According to a report recently released by Gartner, the last few months of 2013 saw a growth in the number of servers that were shipped globally. This is worth keeping in mind if you're looking to develop the mainframe that your company uses or perhaps introduce portal integration with the help of new server equipment and electronics.
The report, which looked at some of the biggest server vendors on the market, like IBM and Oracle, asserts that the amount of servers increased by more than 2 percent for the entire year, and by 3.2 percent for the final quarter of the year alone.
The researchers did note that this was countered somewhat by relatively lower revenue, which decreased by 4.5 percent. But the amount of servers still added up to millions of shipments total, by this report's estimation, with most of them actually coming from vendors other than the group of the five big names mentioned.
"The outlook for 2014 suggests that modest growth will continue," the report said. "These increases will continue to be buffered in the enterprise by the use of x86 server virtualization to consolidate physical machines as they are replaced."

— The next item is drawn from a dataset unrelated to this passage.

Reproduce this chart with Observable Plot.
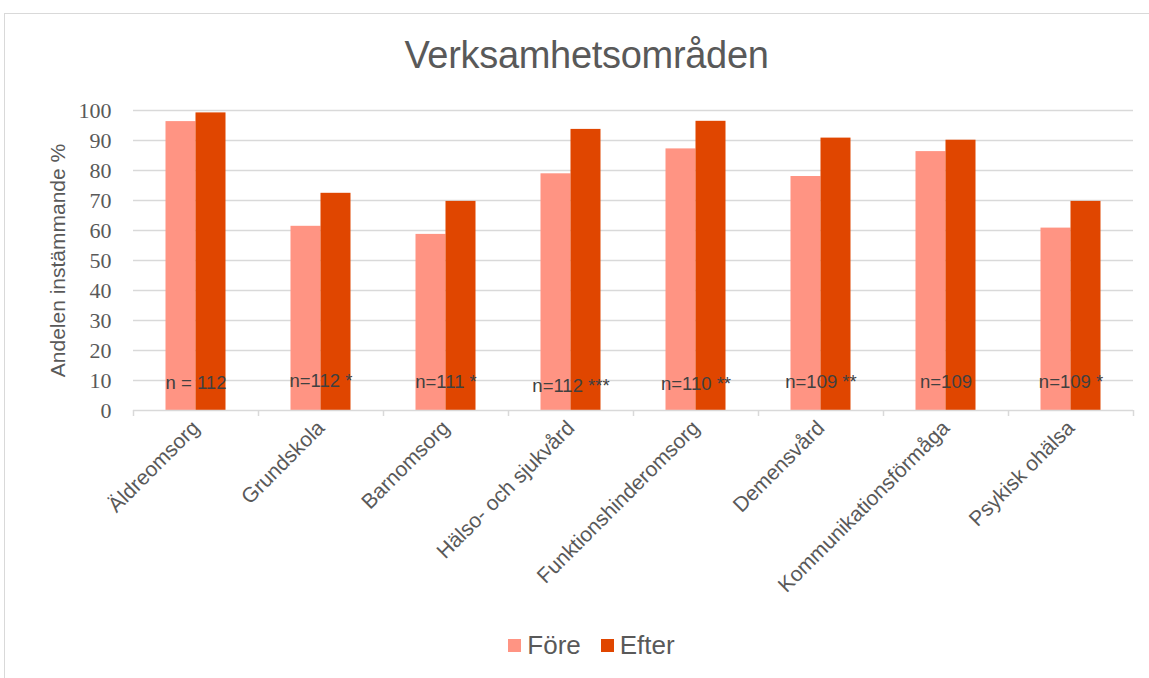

Some of the more discouraging statistics shouldn't obscure the successes seen on a company-by-company basis. As Jeffery Burt of eWeek writes, IBM actually hit a record for the number of servers it shipped in this quarter.
We believe a key component of server growth is the move to web delivery of applications using web servers. If your business has both mainframe applications and web applications, using a web server-delivered browser emulator is a great way to mix the new web with your older systems.